Thiara is one of four Indian Americans who have received the scholarships. The others are Amia P Srinivasan and Maya Shankar from Yale, and Shaan-Chirag C Gandhi from Case Western.
 
The scholars were selected from 896 applicants endorsed by 340 colleges and universities. The scholarships provide two or three years of study, with the total value about $45,000 per year.

The scholarships were created in 1902 by the will of British philanthropist Cecil Rhodes. Winners are selected on the basis of academic achievement, personal integrity, leadership potential and physical vigor, among other attributes.
 
Thiara, who is the co-founder of a non-governmental organisation for improving water sanitation technologies, plans to study an M Sc in theoretical chemistry and water science policy and management at Oxford.

"Clean drinking water is one of the biggest health problems across the world today," he says. "The situation could become worse unless we fight the problem with serious solutions."
 
Maya Shankar, who is majoring in cognitive science at Yale has done research in Australia, Germany and Puerto Rico on psychology, language, visual perception and cognition. 

She has also founded and directs a partnership between Yale and New Haven to revitalise the impoverished downtown area, and co-founded a publication called Five Magazine, devoted to social justice and human rights.
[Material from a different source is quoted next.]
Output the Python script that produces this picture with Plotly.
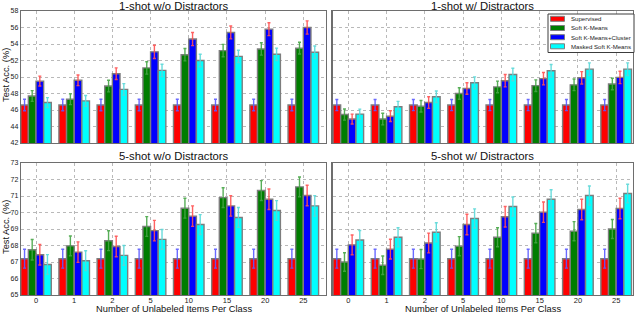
import plotly.graph_objects as go

categories = ["0", "1", "2", "5", "10", "15", "20", "25"]
methods = ["Supervised", "Soft K-Means", "Soft K-Means+Cluster", "Masked Soft K-Means"]
panel_titles = ["1-shot w/o Distractors", "1-shot w/ Distractors",
                "5-shot w/o Distractors", "5-shot w/ Distractors"]

# 1-shot w/o distractors
s1_wo_sup = [46.6, 46.6, 46.6, 46.6, 46.6, 46.6, 46.6, 46.6]
s1_wo_skm = [47.7, 47.3, 48.9, 51.1, 52.7, 53.2, 53.4, 53.5]
s1_wo_skmc = [49.5, 49.6, 50.4, 53.05, 54.6, 55.4, 55.8, 56.0]
s1_wo_mskm = [46.9, 47.1, 48.5, 50.8, 52.0, 52.5, 52.75, 53.0]
s1_wo_sup_err = [0.7] * 8
s1_wo_skm_err = [0.65, 0.65, 0.7, 0.75, 0.75, 0.75, 0.75, 0.72]
s1_wo_skmc_err = [0.6, 0.65, 0.7, 0.8, 0.8, 0.78, 0.78, 0.8]
s1_wo_mskm_err = [0.6, 0.65, 0.7, 0.75, 0.75, 0.75, 0.75, 0.76]

# 1-shot w/ distractors
s1_w_sup = [46.6, 46.6, 46.6, 46.6, 46.6, 46.6, 46.6, 46.6]
s1_w_skm = [45.45, 44.9, 46.45, 48.0, 48.8, 48.95, 49.05, 49.15]
s1_w_skmc = [44.9, 45.25, 46.9, 48.6, 49.55, 49.8, 49.9, 49.95]
s1_w_mskm = [45.5, 46.4, 47.6, 49.3, 50.3, 50.75, 50.95, 50.95]
s1_w_sup_err = [0.68] * 8
s1_w_skm_err = [0.68, 0.7, 0.7, 0.7, 0.7, 0.7, 0.7, 0.7]
s1_w_skmc_err = [0.6, 0.65, 0.7, 0.7, 0.75, 0.75, 0.75, 0.75]
s1_w_mskm_err = [0.6, 0.65, 0.7, 0.72, 0.76, 0.76, 0.76, 0.76]

# 5-shot w/o distractors
s5_wo_sup = [67.2, 67.2, 67.2, 67.2, 67.2, 67.2, 67.2, 67.2]
s5_wo_skm = [67.74, 67.98, 68.29, 69.15, 70.26, 70.9, 71.33, 71.55]
s5_wo_skmc = [67.44, 67.6, 67.94, 68.9, 69.78, 70.4, 70.8, 71.03]
s5_wo_mskm = [66.85, 67.08, 67.4, 68.37, 69.27, 69.7, 70.12, 70.4]
s5_wo_sup_err = [0.57] * 8
s5_wo_skm_err = [0.62, 0.6, 0.6, 0.6, 0.6, 0.6, 0.6, 0.6]
s5_wo_skmc_err = [0.62, 0.62, 0.62, 0.62, 0.62, 0.62, 0.62, 0.62]
s5_wo_mskm_err = [0.6, 0.6, 0.6, 0.6, 0.6, 0.6, 0.6, 0.62]

# 5-shot w/ distractors
s5_w_sup = [67.2, 67.2, 67.2, 67.2, 67.2, 67.2, 67.2, 67.2]
s5_w_skm = [67.0, 66.8, 67.18, 67.96, 68.5, 68.75, 68.87, 69.0]
s5_w_skmc = [68.04, 67.78, 68.15, 69.27, 69.74, 70.02, 70.18, 70.24]
s5_w_mskm = [68.33, 68.5, 68.8, 69.64, 70.36, 70.8, 71.03, 71.15]
s5_w_sup_err = [0.57] * 8
s5_w_skm_err = [0.56, 0.56, 0.58, 0.58, 0.58, 0.58, 0.58, 0.58]
s5_w_skmc_err = [0.6, 0.6, 0.6, 0.62, 0.62, 0.62, 0.62, 0.62]
s5_w_mskm_err = [0.58, 0.58, 0.58, 0.58, 0.58, 0.58, 0.58, 0.56]

panels = [
    ([s1_wo_sup, s1_wo_skm, s1_wo_skmc, s1_wo_mskm],
     [s1_wo_sup_err, s1_wo_skm_err, s1_wo_skmc_err, s1_wo_mskm_err]),
    ([s1_w_sup, s1_w_skm, s1_w_skmc, s1_w_mskm],
     [s1_w_sup_err, s1_w_skm_err, s1_w_skmc_err, s1_w_mskm_err]),
    ([s5_wo_sup, s5_wo_skm, s5_wo_skmc, s5_wo_mskm],
     [s5_wo_sup_err, s5_wo_skm_err, s5_wo_skmc_err, s5_wo_mskm_err]),
    ([s5_w_sup, s5_w_skm, s5_w_skmc, s5_w_mskm],
     [s5_w_sup_err, s5_w_skm_err, s5_w_skmc_err, s5_w_mskm_err]),
]

bar_colors = ["rgb(255,0,0)", "rgb(0,125,0)", "rgb(0,0,255)", "rgb(0,255,255)"]
err_colors = ["rgba(90,90,255,0.9)", "rgba(70,165,70,0.9)",
              "rgba(255,80,80,0.9)", "rgba(90,215,215,0.9)"]
edge_color = "rgb(125,125,125)"

W, H = 640, 333
def fx(px):
    return px / W
def fy(py):
    return 1 - py / H

x_doms = [[fx(21), fx(326)], [fx(332.5), fx(633)]]
y_doms = [[fy(143), fy(11)], [fy(295), fy(163)]]
x_ranges = [[-0.393, 7.594], [-0.413, 7.44]]

fig = go.Figure()
FONT = "Liberation Sans, Arial, sans-serif"

for p, (vals, errs) in enumerate(panels):
    row, col = divmod(p, 2)
    ax = p + 1
    xname = "x" if ax == 1 else f"x{ax}"
    yname = "y" if ax == 1 else f"y{ax}"
    for m in range(4):
        fig.add_trace(go.Bar(
            x=categories, y=vals[m], name=methods[m],
            marker=dict(color=bar_colors[m], line=dict(color=edge_color, width=1.4)),
            error_y=dict(type="data", array=errs[m], visible=True,
                         color=err_colors[m], thickness=1.4, width=1.5),
            xaxis=xname, yaxis=yname, showlegend=False, hoverinfo="skip",
        ))
    xa = dict(domain=x_doms[col], type="category", range=x_ranges[col],
              showline=True, mirror=True, linecolor="rgb(110,110,110)", linewidth=1.3,
              showgrid=True, gridcolor="rgb(185,185,185)", griddash="dot", gridwidth=1,
              ticks="", showticklabels=(row == 1), automargin=False, ticklabelstandoff=-2,
              tickfont=dict(size=7.5, color="#222", family=FONT),
              anchor=yname, zeroline=False)
    if row == 0:
        yr, dt = [42, 58], 2
    else:
        yr, dt = [65, 73], 1
    ya = dict(domain=y_doms[row], range=yr, dtick=dt,
              showline=True, mirror=True, linecolor="rgb(110,110,110)", linewidth=1.3,
              showgrid=True, gridcolor="rgb(185,185,185)", griddash="dot", gridwidth=1,
              ticks="", showticklabels=(col == 0), automargin=False,
              tickfont=dict(size=7, color="#222", family=FONT),
              anchor=xname, zeroline=False)
    fig.layout["xaxis" if ax == 1 else f"xaxis{ax}"] = xa
    fig.layout["yaxis" if ax == 1 else f"yaxis{ax}"] = ya

annotations = []
title_cy = [5.5, 155.5]
for p in range(4):
    row, col = divmod(p, 2)
    cx = (x_doms[col][0] + x_doms[col][1]) / 2
    annotations.append(dict(text=panel_titles[p], x=cx, y=fy(title_cy[row]), xref="paper", yref="paper",
                            xanchor="center", yanchor="middle", showarrow=False,
                            font=dict(size=11.3, color="#111", family=FONT)))
ylabel_cy = [75, 227]
for row in range(2):
    annotations.append(dict(text="Test Acc. (%)", x=fx(6), y=fy(ylabel_cy[row]), xref="paper", yref="paper",
                            xanchor="center", yanchor="middle", textangle=-90, showarrow=False,
                            font=dict(size=9.3, color="#111", family=FONT)))
for col in range(2):
    cx = (x_doms[col][0] + x_doms[col][1]) / 2
    annotations.append(dict(text="Number of Unlabeled Items Per Class", x=cx, y=fy(308.5),
                            xref="paper", yref="paper", xanchor="center", yanchor="middle",
                            showarrow=False, font=dict(size=9.3, color="#111", family=FONT)))

# custom compact legend (top-right panel)
shapes = [dict(type="rect", xref="paper", yref="paper",
               x0=fx(548), x1=fx(634), y0=fy(52.5), y1=fy(14),
               line=dict(color="rgb(60,60,60)", width=1), fillcolor="white", layer="above")]
entry_y = [18.8, 28.0, 37.2, 46.3]
for m in range(4):
    shapes.append(dict(type="rect", xref="paper", yref="paper",
                       x0=fx(550.5), x1=fx(564.5), y0=fy(entry_y[m] + 2.5), y1=fy(entry_y[m] - 2.5),
                       line=dict(color=edge_color, width=1), fillcolor=bar_colors[m], layer="above"))
    annotations.append(dict(text=methods[m], x=fx(568.5), y=fy(entry_y[m]), xref="paper", yref="paper",
                            xanchor="left", yanchor="middle", showarrow=False,
                            font=dict(size=6.1, color="#222", family=FONT)))

fig.update_layout(
    template="none",
    width=W, height=H, margin=dict(l=0, r=0, t=0, b=0, pad=0),
    paper_bgcolor="white", plot_bgcolor="white",
    font=dict(family=FONT),
    barmode="group", bargap=0.2, bargroupgap=0,
    annotations=annotations, shapes=shapes,
    showlegend=False, hovermode=False,
)

fig.write_html(
    "out.html",
    config={"displayModeBar": False, "staticPlot": True},
    post_script="document.body.style.margin='0';document.body.style.padding='0';"
                "document.body.style.overflow='hidden';",
)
"It is Yale's first call-to-action non-profit publication," she says, adding that it seeks to bring closer social justice and human rights groups on the campus and inspire students to be activists. She is also a campus coordinator for United Students Against Sweatshops.
 
"Music is another passion," says Shankar, who was a private violin student of Itzhak Perlman, performed with him at Carnegie Hall and has soloed with many orchestras in the United States and abroad.

Thiara and she have a common passion; Shankar is also an avid bhangra dancer. 

She  plans to do the M Sc in experimental psychology at Oxford.

Fellow Yale scholar Srinivasan is a playwright, publisher and a philosophy major. She is the co-founder of Yale Philosophy Review, launched in 2004.

The annual journal showcases the best in philosophic work by undergraduates worldwide, she says, adding that each issue contains interviews with famous philosophers such as John Perry  and Richard Rorty of Stanford University.
 
She started as a playwright at Yale over two years ago and was chosen for the Yale Playwrights Festival in 2005. Her first play Drought was produced as a staged reading at the Yale Repertory Theater.

"I have also worked with the O'Neill at Yale Studio, a collaborative project between the Provincetown Playhouse in New York and Yale," she says. 

As part of the project she has also mentored a group of New Haven high school students in playwriting.